Конечно, нет никаких сомнений: Афины на равнине Марафон спасло, в первую очередь, упорство горожан, не просто мужество, но и рвение, с каким они обрушились на врага, удар тяжелых копий и щитов по противнику, облаченному, самое большее, в стеганые куртки и вооруженному, в большинстве своем, лишь луками и пращами. И все же в тот роковой день при Марафоне сошлись не только плоть и металл: Марафон также оказался «испытанием стереотипов», которых обе стороны придерживались в отношении друг друга. Афиняне, отказавшись играть роль, назначенную им персидскими «манипуляторами», должным образом убедили себя раз и навсегда, что ключевые понятия демократии – братство, равенство, свобода – могут на деле оказаться чем-то большим, нежели просто словами. Одновременно сверхдержава, столь долго мнившаяся непобедимой, выставила себя колоссом на глиняных ногах. Персов, как выяснилось, все-таки можно одолеть. «Варвары» – так называли их ионийцы, то есть люди, язык которых воспринимался как тарабарщина, неразборчивое «ба-ба-ба»; и после Марафона это обозначение подхватили и афиняне. Это слово идеально передавало их страх перед силой, которой они были вынуждены противостоять в день своей грандиозной победы: иноземцы, бурлящие бесчисленные орды, явившиеся, чтобы погубить Аттику. Вдобавок слово «варвары», в итоге боя, получило и уничижительный оттенок с намеком на насмешку. Уверенность в себе, в целом, позволила Афинам встать вровень со сверхдержавой.

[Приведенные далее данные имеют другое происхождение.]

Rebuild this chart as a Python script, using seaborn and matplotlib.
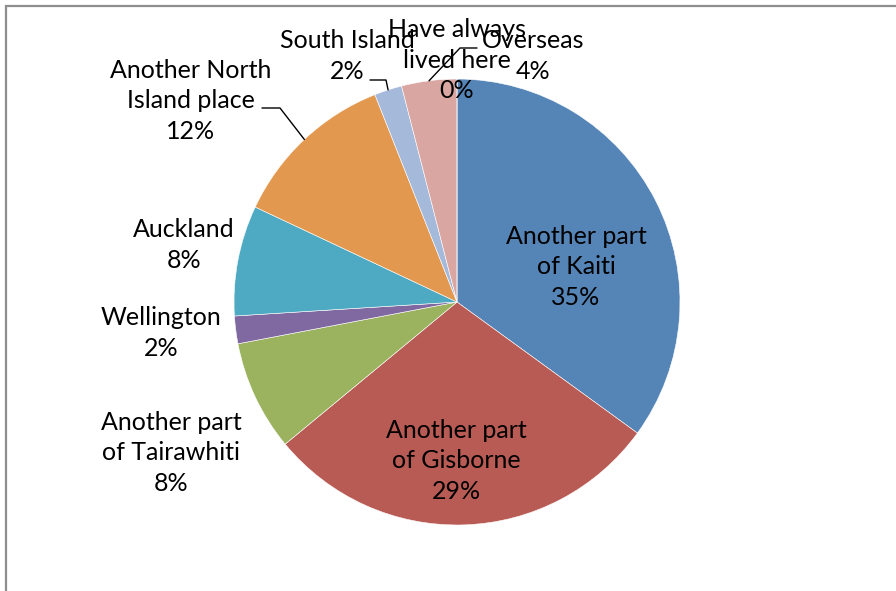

Вот в чем проявилось главное достижение Марафона: эта битва помогла афинянам в значительной степени избавиться от ощущения собственной неполноценности, которую греки традиционно испытывали, сравнивая себя с великими державами Ближнего Востока. Также – и афиняне никогда не переставали на это указывать – победа была одержана не только на благо одного-единственного города. После этой победы даже те эллины, которые ненавидели демократию, распрямили плечи, фигурально выражаясь, убедились, что качества, отличающие их от иноземцев, возможно, суть признаки их скрытого превосходства. Впрочем, конечно, временная неудача на дальних рубежах империи не лишила персов тщеславия и не опровергла их стремления к насаждению праведности; через десять лет после Марафона, когда Ксеркс, сын и наследник Дария, начал полномасштабное вторжение в Грецию, это столкновение обернулось подлинным конфликтом интересов и идеалов. Что касается персов, стремление Ксеркса придать окончательную форму глобальной миссии было таковым, что оно оказалось сильнее сугубо военными соображениями. И потому получилось, что, вместо того чтобы повести экспедиционный корпус, в духе Кира, способный обрушиться на вражескую пехоту с той же убийственной скоростью, которая позволила разгромить ионийских греков, Ксеркс решил собрать в своем войске контингенты всех многочисленных народов империи; это была коалиция смирных и послушных подданных. Естественно, эта плохо управляемая орда слабо вооруженных рекрутов доставляла постоянную головную боль военачальникам, однако Ксеркс считал, что подобный принцип комплектования войска необходим для надлежащего поддержания его достоинства. В конце концов, присутствие в войске поразительного разнообразия народов лишний раз прославляет его статус земного представителя Ахура-Мазды. И это было еще не все. Слухи о приближении персов, усердно раздуваемые персидскими агентами, обоснованно внушали грекам ужас – и были призваны вдобавок наполнить алчностью сердца воинов при мысли о потенциальной добыче. Должно быть, Ксерксу казалось, когда он приступил к своей великой экспедиции, что Греция в конечном счете падет к его стопам, как перезрелый плод.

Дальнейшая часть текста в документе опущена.